Immigration : « Qui donc inventera le désespoir ? »
« Vous pouvez commencer à étudier sérieusement l’emplacement, sur les ponts du Potomac, des nids de mitrailleuses et des tanks qui devront arrêter le déferlement des hordes affamées. »*
Au siège de la Banque mondiale, en ce triste mois de mars 1982 et devant un parterre de notables médusés, René Dumont vient de casser l’ambiance. Il s’en amuse. Face au silence et aux sourires crispés des plus grands économistes de ce monde, que peut-il faire d’autre ?
Une trentaine d’années plus tard, sa petite provocation résonne encore dans les allées de Washington, tant on vote allègrement de nouvelles fortifications aux frontières. C’est que les vagues migratoires, on ne s’en méfie jamais assez, ça peut vous changer un pays en un claquement de doigts ! Et en matière d’immigration, on sait de quoi on parle en Amérique.
Une trentaine d’années plus tard, dans une estivale insouciance, les derniers touristes finissent d’exhiber de prometteurs mélanomes sur les plages de la Méditerranée. Mais au fil des mois, les dizaines de migrants à tenter leur chance vers l’Europe sont devenus des centaines et des milliers. Jusque-là, tout n’était que télévisuel, lointain, à quelques miles nautiques des côtes africaines. Des corps sans vie effleuraient parfois le sol européen, mais rien que l’on ne puisse effacer d’ici l’été suivant.
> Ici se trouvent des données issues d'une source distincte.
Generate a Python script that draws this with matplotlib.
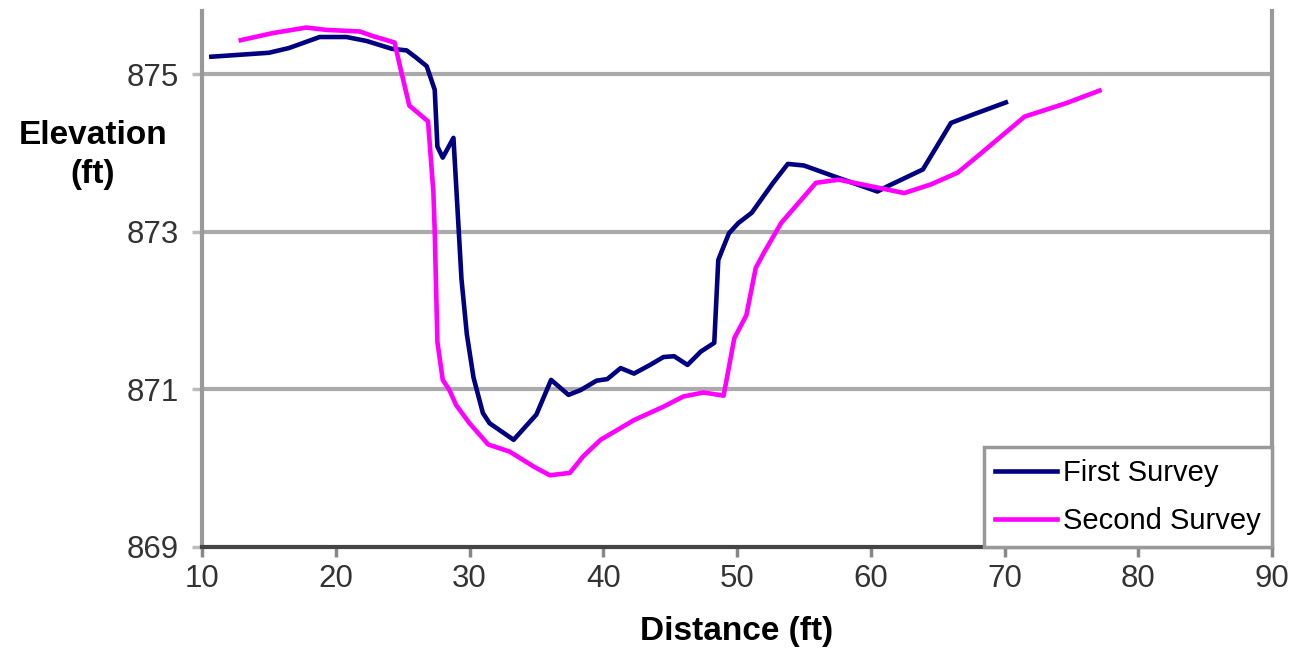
import numpy as np
import matplotlib
matplotlib.use("Agg")
import matplotlib.pyplot as plt

plt.rcParams['font.family'] = ['Liberation Sans', 'DejaVu Sans']

# Données
first_x = [10.7, 15.0, 16.5, 18.8, 20.8, 22.3, 24.2, 25.3, 26.0, 26.8, 27.4, 27.6, 28.0,
           28.8, 29.2, 29.4, 29.8, 30.3, 31.0, 31.5, 33.3, 35.0, 36.1, 37.4, 38.3, 39.5,
           40.3, 41.3, 42.3, 43.5, 44.5, 45.3, 46.3, 47.3, 48.3, 48.6, 48.9, 49.4, 50.1,
           51.1, 52.7, 53.8, 55.0, 57.3, 60.5, 61.3, 63.9, 66.0, 67.7, 70.1]
first_y = [875.22, 875.27, 875.33, 875.47, 875.47, 875.42, 875.32, 875.30, 875.21, 875.10,
           874.80, 874.08, 873.94, 874.19, 873.00, 872.40, 871.70, 871.15, 870.70, 870.57,
           870.36, 870.68, 871.12, 870.93, 870.99, 871.11, 871.13, 871.27, 871.20, 871.31,
           871.41, 871.42, 871.31, 871.48, 871.59, 872.64, 872.77, 872.98, 873.11, 873.24,
           873.62, 873.86, 873.84, 873.70, 873.51, 873.58, 873.79, 874.38, 874.49, 874.64]

second_x = [12.9, 15.3, 17.8, 19.3, 21.8, 22.8, 24.4, 24.8, 25.5, 26.9, 27.3, 27.4, 27.6,
            28.0, 28.5, 29.0, 30.0, 31.4, 33.0, 34.8, 36.0, 37.5, 38.5, 39.8, 42.3, 44.5,
            46.0, 47.5, 49.0, 49.8, 50.7, 51.4, 52.0, 53.3, 55.9, 57.6, 60.5, 62.5, 64.5,
            66.5, 68.0, 71.5, 74.6, 77.1]
second_y = [875.43, 875.52, 875.59, 875.56, 875.54, 875.48, 875.40, 875.10, 874.60, 874.40,
            873.50, 873.00, 871.60, 871.12, 870.99, 870.80, 870.57, 870.30, 870.21, 870.02,
            869.91, 869.94, 870.15, 870.36, 870.61, 870.78, 870.91, 870.96, 870.92, 871.65,
            871.94, 872.54, 872.73, 873.11, 873.62, 873.66, 873.56, 873.49, 873.60, 873.75,
            873.96, 874.46, 874.63, 874.79]

x_ticks = [10, 20, 30, 40, 50, 60, 70, 80, 90]
y_ticks = [869, 871, 873, 875]

# Figure
fig = plt.figure(figsize=(12.94, 6.5), dpi=100)
ax = fig.add_axes([202 / 1294, 1 - 547 / 650, (1272 - 202) / 1294, (547 - 11) / 650])

ax.plot(first_x, first_y, color='#000080', lw=3.3, label="First Survey", zorder=3)
ax.plot(second_x, second_y, color='#FF00FF', lw=3.3, label="Second Survey", zorder=3)

ax.set_xlim(10, 90)
ax.set_ylim(869, 875.8)
ax.set_xticks(x_ticks)
ax.set_yticks(y_ticks)

for y in y_ticks[1:]:
    ax.axhline(y, color='#aaaaaa', lw=3, zorder=1)

ax.spines['top'].set_visible(False)
ax.spines['left'].set_color('#999999')
ax.spines['left'].set_linewidth(3)
ax.spines['right'].set_color('#999999')
ax.spines['right'].set_linewidth(3)
ax.spines['bottom'].set_color('#444444')
ax.spines['bottom'].set_linewidth(3)

ax.tick_params(axis='both', labelsize=22.5, labelcolor='#333333', length=7, width=2.5)
ax.tick_params(axis='x', color='#888888', pad=5)
ax.tick_params(axis='y', color='#bbbbbb', pad=10)

ax.set_xlabel("Distance (ft)", fontsize=24, fontweight='bold', labelpad=16)
fig.text(93 / 1294, 1 - 155 / 650, "Elevation\n(ft)", fontsize=24, fontweight='bold',
         ha='center', va='center', linespacing=1.3)

leg = ax.legend(loc='lower right', bbox_to_anchor=(1, 0), borderaxespad=0,
                fontsize=21, fancybox=False, framealpha=1, handlelength=2.1,
                handletextpad=0.2, borderpad=0.4, labelspacing=0.7)
leg.get_frame().set_edgecolor('#999999')
leg.get_frame().set_linewidth(2.5)

fig.savefig("out.png", dpi=100)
Et soudain, cette image d’Aylan Kurdi… Insoutenable vision d’un enfant kurde, rescapé de Kobané, mais noyé au large d’une plage d’où sa famille tentait de gagner l’Europe. Par chance, son corps s’échoue en Turquie, évitant ainsi à une commune européenne de perdre son fameux Pavillon Bleu pour une vulgaire pollution organique. Doux Jésus ! Que se serait-il passé si des vacanciers étaient tombés sur un petit cadavre d’enfant en allant taper une pétanque en famille ? Le drame est évité de justesse, mais l’heure est grave.
Aux portes de l’Empire, des meutes d’envoyés spéciaux se hâtent de commenter la fracture du limes(1). Du jour au lendemain, la photo du frêle macchabée est partout, ornant les devantures des kiosques jusque dans la moindre des stations balnéaires occidentales. Les enfants commencent à poser des questions et l’on ne sait pas quoi leur répondre. On ne trouve plus ses mots, la banqueroute émotionnelle est proche. Dans les allées du pouvoir, on convoque en urgence les meilleurs trafiquants de paroles, on leur ordonne de composer de grandes tirades contre l’injustice de ce monde.
En Allemagne, on se fait tirer le portrait dans un camp de réfugiés, autant de travailleurs à bon prix, corvéables à souhait, providentielle contribution démographique dans un pays où l’on produit tellement qu’on ne baise même plus. Sur les conseils d’experts en communication, on insiste longuement sur le partage et la responsabilité.
En France, on expulse, on frappe, on arrache, on gaze un peu partout, mais l’on consent du bout des lèvres à accueillir vingt-quatre mille malheureux. Dans un pays de trente-six milles communes, c’est tout de même deux tiers de bouche à nourrir par patelin ! Et, c’est maintenant un proverbe, on ne peut pas accueillir toute la misère du monde. Fidèle à son hypocrisie multiséculaire, le pays parle d’humanisme et de solidarité.
Et pourtant, on a encore rien vu. On n’a pas connu une moitié de son pays sur les routes ou à la guerre. On n’a pas non plus idée de ce que seront les vagues migratoires quand le climat sera en déroute. Et si le temps des conséquences était venu ?
Il est peut-être temps de relire ou de découvrir l’œuvre de René Dumont. Ou de prendre ses disques de Ferré et de filer vers les alpages.
Jack Alanda
*L’auteur de cette phrase, René Dumont, est un agronome connu pur son combat pour le développement rural des pays pauvres et son engagement écologiste. (1) Système de fortifications établi au long de certaines des frontières de l’Empire romain.